The novel has already made history–as the first by an Omani woman to be translated into English, and the first originally written in Arabic to win the Man Booker International Prize. (Marilyn Booth shares the award for her translation.) Through the lives of three sisters and their families, Alharthi charts the dizzying transformation of Oman in the decades after it achieved independence from Britain in 1951. During that time, the Gulf state redefined itself and opened up to Western commerce.

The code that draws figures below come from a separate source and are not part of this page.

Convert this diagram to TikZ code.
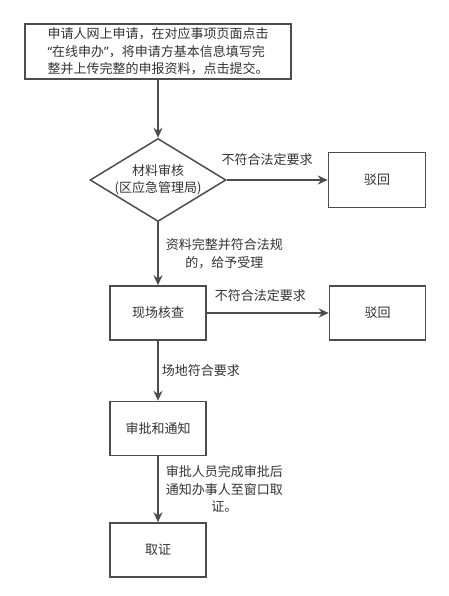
\documentclass[tikz,border=0pt]{standalone}
\usepackage{fontspec}
\newfontfamily\cjkfont{Noto Sans CJK SC}
\newfontfamily\latinfont{Noto Sans}
\usetikzlibrary{arrows.meta,positioning,shapes.geometric}
\definecolor{lineGray}{HTML}{4D4D4D}
\definecolor{textGray}{HTML}{333333}

\begin{document}
\begin{tikzpicture}[
    every node/.style={font=\cjkfont\fontsize{13}{17.5}\selectfont, text=textGray},
    stepbox/.style={rectangle, draw=lineGray, line width=1.5pt, minimum width=96pt, minimum height=54pt, fill=white},
    decision/.style={diamond, draw=lineGray, line width=1.5pt, minimum width=136pt, minimum height=83pt, inner sep=0pt},
    flow/.style={draw=lineGray, line width=1.5pt, -{Stealth[length=10pt,width=9pt]}},
    lbl/.style={align=center, inner sep=0pt}
]
\useasboundingbox (0,0) rectangle (449pt,-596pt);

% main column
\node [stepbox, minimum width=266pt, minimum height=55pt, align=left] (apply) at (158pt,-51.5pt)
    {申请人网上申请，在对应事项页面点击\\{\latinfont “}在线申办{\latinfont ”}，将申请方基本信息填写完\\整并上传完整的申报资料，点击提交。};
\node [decision, below=58pt of apply,
       label={[align=center]center:{材料审核\\(区应急管理局)}}] (check) {};
\node [stepbox, below=63pt of check] (site) {现场核查};
\node [stepbox, below=60pt of site] (approve) {审批和通知};
\node [stepbox, below=66pt of approve] (collect) {取证};

% rejections
\node [stepbox, minimum width=97pt, minimum height=55pt, right=101pt of check] (reject1) {驳回};
\node [stepbox, right=122pt of site] (reject2) {驳回};

\draw [flow] (apply) -- (check);
\draw [flow] (check) -- node[lbl, pos=0.4, yshift=20pt] {不符合法定要求} (reject1);
\draw [flow] (check) -- node[lbl, right=7pt] {资料完整并符合法规\\的，给予受理} (site);
\draw [flow] (site) -- node[lbl, pos=0.44, yshift=17pt] {不符合法定要求} (reject2);
\draw [flow] (site) -- node[lbl, right=3pt] {场地符合要求} (approve);
\draw [flow] (approve) -- node[lbl, right=7pt] {审批人员完成审批后\\通知办事人至窗口取\\证。} (collect);
\end{tikzpicture}
\end{document}
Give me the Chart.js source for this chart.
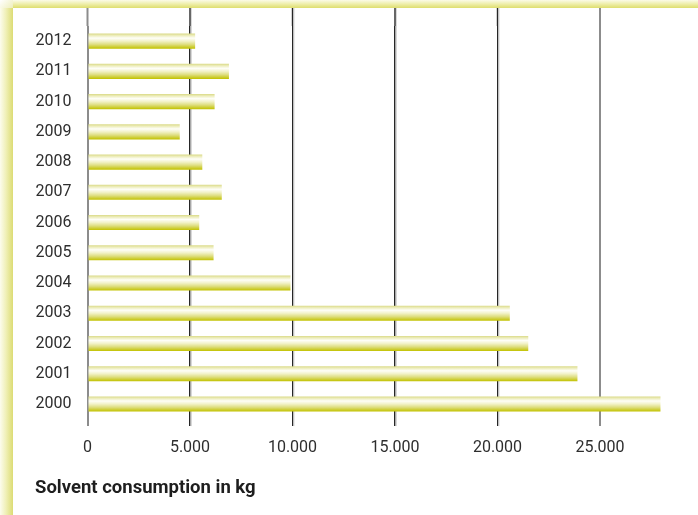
<!DOCTYPE html>
<html>
<head>
<meta charset="utf-8">
<script src="https://cdn.jsdelivr.net/npm/chart.js@4.4.1/dist/chart.umd.min.js"></script>
<style>
  html, body { margin: 0; padding: 0; background: #ffffff; }
  #page { position: relative; width: 698px; height: 515px; overflow: hidden; background: #ffffff; }
  #topglow { position: absolute; left: 0; top: 0; width: 698px; height: 8px;
    background: linear-gradient(to bottom, #fbfbe8 0%, #eeeeaa 50%, #dede6e 100%); }
  #leftglow { position: absolute; left: 0; top: 0; width: 13px; height: 515px;
    background: linear-gradient(to right, #fcfcee 0%, #f0f0b8 45%, #dcdc74 100%); }
  #corner { position: absolute; left: 0; top: 0; width: 13px; height: 8px;
    background: linear-gradient(135deg, #ffffff 0%, #eeeebb 100%); }
  #wrap { position: absolute; left: 13px; top: 8px; width: 685px; height: 507px; background: #ffffff; }
</style>
</head>
<body>
<div id="page">
  <div id="topglow"></div>
  <div id="leftglow"></div>
  <div id="corner"></div>
  <div id="wrap"><canvas id="c"></canvas></div>
</div>
<script>
// ---- data ----
const years = ['2012','2011','2010','2009','2008','2007','2006','2005','2004','2003','2002','2001','2000'];
const consumptionKg = [5250, 6900, 6200, 4500, 5600, 6550, 5450, 6150, 9900, 20600, 21500, 23900, 27950];
const xTickValues = [0, 5000, 10000, 15000, 20000, 25000];
const axisTitle = 'Solvent consumption in kg';

function fmt(v) {
  return String(v).replace(/\B(?=(\d{3})+(?!\d))/g, '.');
}

function barGradient(context) {
  const chart = context.chart;
  const area = chart.chartArea;
  if (!area) return '#d0d040';
  const yScale = chart.scales.y;
  const meta = chart.getDatasetMeta(context.datasetIndex);
  const el = meta.data[context.dataIndex];
  const cy = yScale.getPixelForValue(context.dataIndex);
  const h = el && el.height ? el.height : 15;
  const g = chart.ctx.createLinearGradient(0, cy - h / 2, 0, cy + h / 2);
  g.addColorStop(0, '#dada88');
  g.addColorStop(0.12, '#ececb8');
  g.addColorStop(0.3, '#fefef8');
  g.addColorStop(0.5, '#f2f2c8');
  g.addColorStop(0.72, '#dede80');
  g.addColorStop(1, '#c2c200');
  return g;
}

function isEdge(v) { return v === 0 || v === 25000; }
function gridColor(ctx) {
  const v = ctx.tick ? ctx.tick.value : null;
  return isEdge(v) ? '#8c8c8c' : '#262626';
}
function gridWidth(ctx) {
  const v = ctx.tick ? ctx.tick.value : null;
  return isEdge(v) ? 2 : 1.4;
}

const gridExtend = {
  id: 'gridExtend',
  beforeDatasetsDraw(chart) {
    const ctx = chart.ctx;
    const xs = chart.scales.x;
    const top = chart.chartArea.top;
    ctx.save();
    xs.ticks.forEach((t) => {
      const x = xs.getPixelForValue(t.value);
      const grey = isEdge(t.value);
      if (!grey) {
        ctx.strokeStyle = '#d8d8d8';
        ctx.lineWidth = 1;
        ctx.beginPath();
        ctx.moveTo(x + 1.5, 0);
        ctx.lineTo(x + 1.5, chart.chartArea.bottom + 7);
        ctx.stroke();
      }
      ctx.strokeStyle = grey ? '#8c8c8c' : '#262626';
      ctx.lineWidth = grey ? 2 : 1.4;
      ctx.beginPath();
      ctx.moveTo(x, 0);
      ctx.lineTo(x, top);
      ctx.stroke();
    });
    ctx.restore();
  }
};

new Chart(document.getElementById('c'), {
  type: 'bar',
  data: {
    labels: years,
    datasets: [{
      data: consumptionKg,
      backgroundColor: barGradient,
      borderWidth: 0,
      categoryPercentage: 1.0,
      barPercentage: 0.5
    }]
  },
  plugins: [gridExtend],
  options: {
    indexAxis: 'y',
    responsive: true,
    maintainAspectRatio: false,
    animation: false,
    layout: { padding: { left: 22, right: 36.5, top: 18, bottom: 0 } },
    plugins: {
      legend: { display: false },
      tooltip: { enabled: false },
      title: {
        display: true,
        text: axisTitle,
        position: 'bottom',
        align: 'start',
        color: '#1e1e1e',
        font: { family: 'Roboto', size: 18.5, weight: 'bold', lineHeight: 1.2 },
        padding: { top: 8, bottom: 15.5 }
      }
    },
    scales: {
      x: {
        type: 'linear',
        min: 0,
        max: 28000,
        afterBuildTicks(scale) {
          scale.ticks = xTickValues.map(v => ({ value: v }));
        },
        afterFit(scale) { scale.paddingLeft = 0; scale.paddingRight = 0; },
        ticks: {
          includeBounds: false,
          color: '#2e2e2e',
          font: { family: 'Roboto', size: 16, lineHeight: 1.2 },
          padding: 12,
          callback: (v) => fmt(v)
        },
        grid: {
          display: true,
          drawOnChartArea: true,
          drawTicks: true,
          tickLength: 7,
          color: gridColor,
          tickColor: gridColor,
          lineWidth: gridWidth,
          tickWidth: gridWidth
        },
        border: { display: false }
      },
      y: {
        type: 'category',
        afterFit(scale) { scale.width = 52.5; scale.paddingTop = 0; scale.paddingBottom = 0; },
        ticks: {
          color: '#2e2e2e',
          font: { family: 'Roboto', size: 16, lineHeight: 1.2 },
          padding: 16
        },
        grid: { display: false, drawTicks: false },
        border: { display: false }
      }
    }
  }
});
</script>
</body>
</html>
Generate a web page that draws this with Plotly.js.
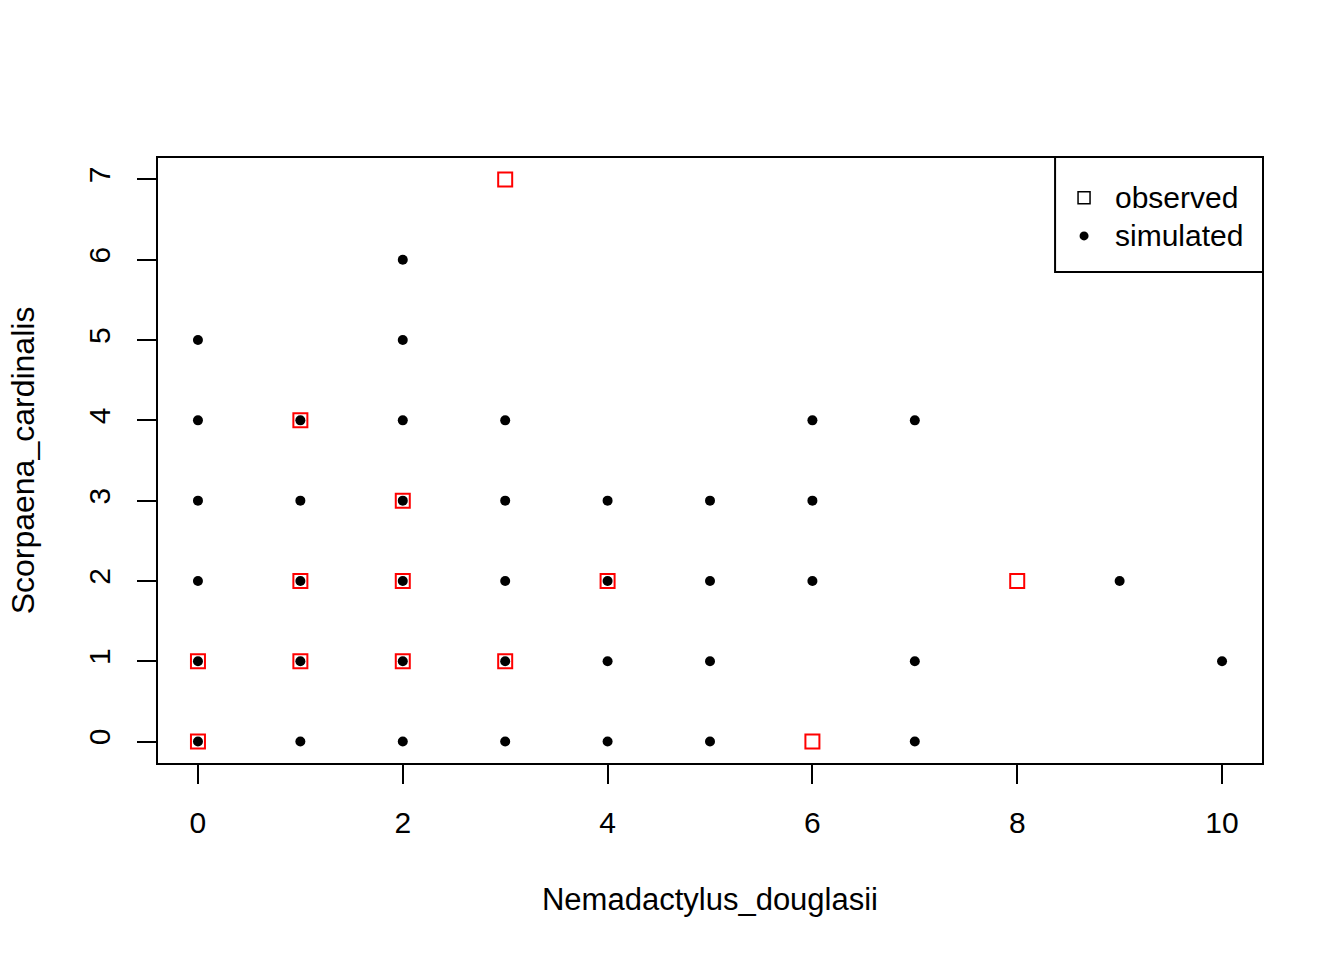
<!DOCTYPE html>
<html>
<head>
<meta charset="utf-8">
<script src="https://cdn.plot.ly/plotly-3.0.1.min.js"></script>
<style>html,body{margin:0;padding:0;background:#fff;}#chart{width:1344px;height:960px;}</style>
</head>
<body>
<div id="chart"></div>
<script>
// simulated (black dots)
const simX = [0,0,0,0,0,0, 1,1,1,1,1, 2,2,2,2,2,2,2, 3,3,3,3,3, 4,4,4,4, 5,5,5,5, 6,6,6, 7,7,7, 9, 10];
const simY = [0,1,2,3,4,5, 0,1,2,3,4, 0,1,2,3,4,5,6, 0,1,2,3,4, 0,1,2,3, 0,1,2,3, 2,3,4, 0,1,4, 2, 1];
// observed (red open squares)
const obsX = [0,0,1,1,1,2,2,2,3,3,4,6,8];
const obsY = [0,1,1,2,4,1,2,3,1,7,2,0,2];
const xTicks = [0,2,4,6,8,10];
const yTicks = [0,1,2,3,4,5,6,7];
const xLabel = "Nemadactylus_douglasii";
const yLabel = "Scorpaena_cardinalis";
const legendNames = ["observed","simulated"];

const FONT = "Liberation Sans, Arial, sans-serif";

const traces = [
  {x: obsX, y: obsY, type: "scatter", mode: "markers", name: legendNames[0], showlegend: false,
   marker: {symbol: "square-open", size: 14, color: "#FF0000", line: {width: 2, color: "#FF0000"}}},
  {x: simX, y: simY, type: "scatter", mode: "markers", name: legendNames[1], showlegend: false,
   marker: {symbol: "circle", size: 10, color: "#000000"}}
];

// legend geometry (paper coords)
const lgX0 = 0.812, lgY0 = 0.8105;
const symX = 0.8382, textX = 0.8644;
const row1 = 0.933, row2 = 0.870;

const layout = {
  width: 1344, height: 960,
  margin: {l: 157, r: 81, t: 157, b: 196},
  paper_bgcolor: "#ffffff", plot_bgcolor: "#ffffff",
  showlegend: false,
  font: {family: FONT, size: 30, color: "#000"},
  xaxis: {
    range: [-0.4, 10.4], tickvals: xTicks, ticktext: xTicks.map(String),
    showgrid: false, zeroline: false, showline: false,
    ticks: "outside", ticklen: 19, tickwidth: 2, tickcolor: "#000",
    ticklabelstandoff: 13,
    tickfont: {family: FONT, size: 30, color: "#000"},
    title: {text: xLabel, font: {family: FONT, size: 31, color: "#000"}, standoff: 50}
  },
  yaxis: {
    range: [-0.28, 7.28], tickvals: yTicks, ticktext: yTicks.map(String),
    showgrid: false, zeroline: false, showline: false,
    ticks: "outside", ticklen: 19, tickwidth: 2, tickcolor: "#000",
    ticklabelstandoff: 15,
    tickangle: -90,
    tickfont: {family: FONT, size: 30, color: "#000"},
    title: {text: yLabel, font: {family: FONT, size: 32, color: "#000"}, standoff: 38}
  },
  shapes: [
    {type: "rect", xref: "paper", yref: "paper", x0: 0, x1: 1, y0: 0, y1: 1,
     line: {color: "#000", width: 2}, fillcolor: "rgba(0,0,0,0)"},
    {type: "rect", xref: "paper", yref: "paper", x0: lgX0, x1: 1, y0: lgY0, y1: 1,
     line: {color: "#000", width: 2}, fillcolor: "#fff"},
    {type: "rect", xref: "paper", yref: "paper", xsizemode: "pixel", ysizemode: "pixel",
     xanchor: symX, yanchor: row1, x0: -6, x1: 6, y0: -6, y1: 6,
     line: {color: "#000", width: 1.5}, fillcolor: "rgba(0,0,0,0)"},
    {type: "circle", xref: "paper", yref: "paper", xsizemode: "pixel", ysizemode: "pixel",
     xanchor: symX, yanchor: row2, x0: -4.5, x1: 4.5, y0: -4.5, y1: 4.5,
     line: {color: "#000", width: 0}, fillcolor: "#000"}
  ],
  annotations: [
    {xref: "paper", yref: "paper", x: textX, y: row1, xanchor: "left", yanchor: "middle",
     text: legendNames[0], showarrow: false, font: {family: FONT, size: 30, color: "#000"}},
    {xref: "paper", yref: "paper", x: textX, y: row2, xanchor: "left", yanchor: "middle",
     text: legendNames[1], showarrow: false, font: {family: FONT, size: 30, color: "#000"}}
  ]
};

Plotly.newPlot("chart", traces, layout, {displayModeBar: false, staticPlot: true});
</script>
</body>
</html>
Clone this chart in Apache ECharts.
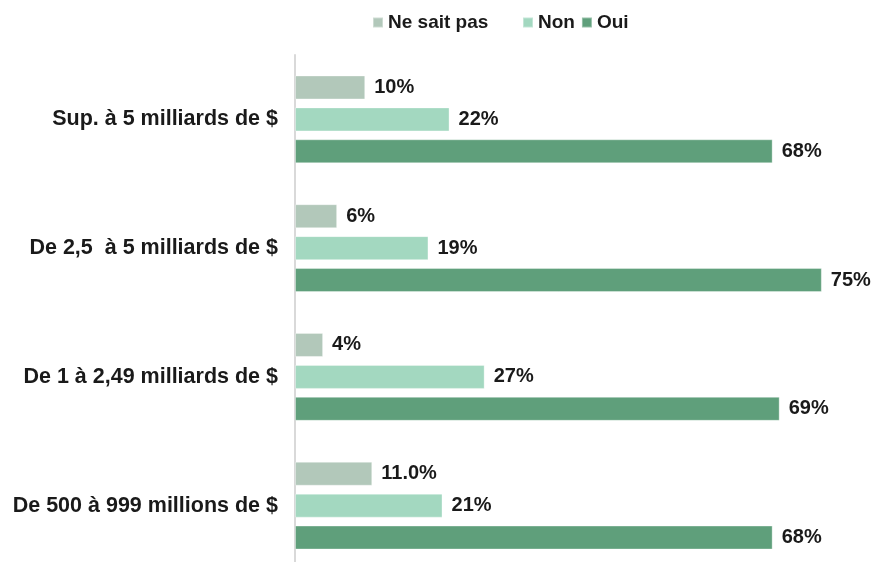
<!DOCTYPE html>
<html>
<head>
<meta charset="utf-8">
<script src="https://cdn.jsdelivr.net/npm/echarts@6/dist/echarts.min.js"></script>
<style>
  html, body { margin: 0; padding: 0; background: #ffffff; }
  #chart { width: 874px; height: 562px; }
</style>
</head>
<body>
<div id="chart"></div>
<script>
// Revenue brackets, listed top to bottom
const categories = [
  'Sup. à 5 milliards de $',
  'De 2,5  à 5 milliards de $',
  'De 1 à 2,49 milliards de $',
  'De 500 à 999 millions de $'
];
const seriesNames = ['Ne sait pas', 'Non', 'Oui'];
const neSaitPas = [10, 6, 4, 11.0];
const neSaitPasDecimals = [0, 0, 0, 1];
const non = [22, 19, 27, 21];
const oui = [68, 75, 69, 68];

const colors = ['#b2c8ba', '#a3d8c0', '#5f9f7b'];
const FONT = '"Liberation Sans", Arial, sans-serif';

function makeSeries(name, values, color, decimals) {
  return {
    name: name,
    type: 'bar',
    data: values,
    barWidth: 24,
    barGap: '33%',
    itemStyle: { color: color, borderColor: 'rgba(255,255,255,0.35)', borderWidth: 1 },
    label: {
      show: true,
      position: 'right',
      distance: 9,
      fontFamily: FONT,
      fontWeight: 'bold',
      fontSize: 20,
      color: '#1a1a1a',
      formatter: function (p) {
        const d = decimals ? decimals[p.dataIndex] : 0;
        return Number(p.value).toFixed(d) + '%';
      }
    }
  };
}

const legendText = { fontFamily: FONT, fontWeight: 'bold', fontSize: 19, color: '#1a1a1a' };

const chart = echarts.init(document.getElementById('chart'));
chart.setOption({
  animation: false,
  color: colors,
  legend: [
    {
      data: [seriesNames[0]],
      left: 367, top: 8,
      icon: 'rect', itemWidth: 10, itemHeight: 10, itemGap: 8,
      textStyle: legendText
    },
    {
      data: [seriesNames[1], seriesNames[2]],
      left: 517, top: 8,
      icon: 'rect', itemWidth: 10, itemHeight: 10, itemGap: 6,
      textStyle: legendText
    }
  ],
  // the last band runs a little past the bottom edge of the canvas
  grid: { left: 295, top: 55, width: 576, height: 515, containLabel: false, outerBoundsMode: 'none' },
  xAxis: {
    type: 'value',
    min: 0,
    max: 82,
    show: false
  },
  yAxis: {
    type: 'category',
    data: categories,
    inverse: true,
    axisLine: { show: true, lineStyle: { color: '#d9d9d9', width: 2 } },
    axisTick: { show: false },
    axisLabel: {
      margin: 17,
      fontFamily: FONT,
      fontWeight: 'bold',
      fontSize: 21.5,
      color: '#1a1a1a'
    }
  },
  series: [
    makeSeries(seriesNames[0], neSaitPas, colors[0], neSaitPasDecimals),
    makeSeries(seriesNames[1], non, colors[1]),
    makeSeries(seriesNames[2], oui, colors[2])
  ]
});
</script>
</body>
</html>
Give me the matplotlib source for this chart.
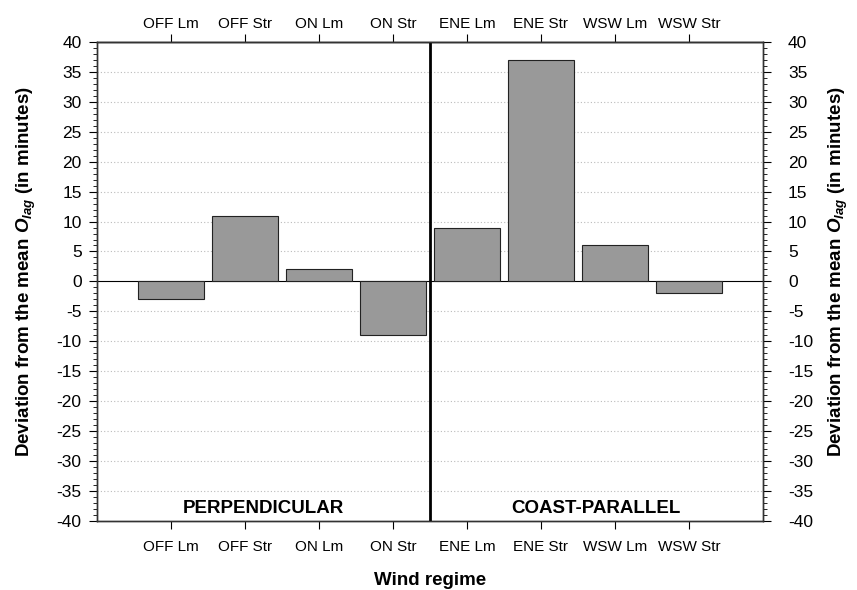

Originally published in 2010 as Sayyidat al-Qamar (Ladies of the Moon), the novel is written in short, experimental chapters that shift between streams of consciousness and memories and across multiple timelines. Alharthi alternates the first-person voice of Abdallah, the son of a slave trader (Oman only abolished slavery in 1970), with a third-person viewpoint following the sisters and multiple other characters. The results are mixed–the cast is so broad that it’s impossible to follow the story without regular glances at the family tree provided. But the variety of perspectives is effective in offering a window into a country that few Western readers will know intimately.

 

Celestial Bodies is strongest in its exploration of how the changes in Oman affect women: within one generation, they are exposed to ideas from abroad and start moving away from cloistered, rural life. But Alharthi, who began writing the novel while homesick in Edinburgh as she completed her Ph.D. in classical Arabic literature, pushes past stereotypical narratives of Muslim women defying patriarchy, instead illustrating the difficulties of balancing tradition and newfound freedoms. It’s a tale that perhaps could have been written only in a strange new place itself.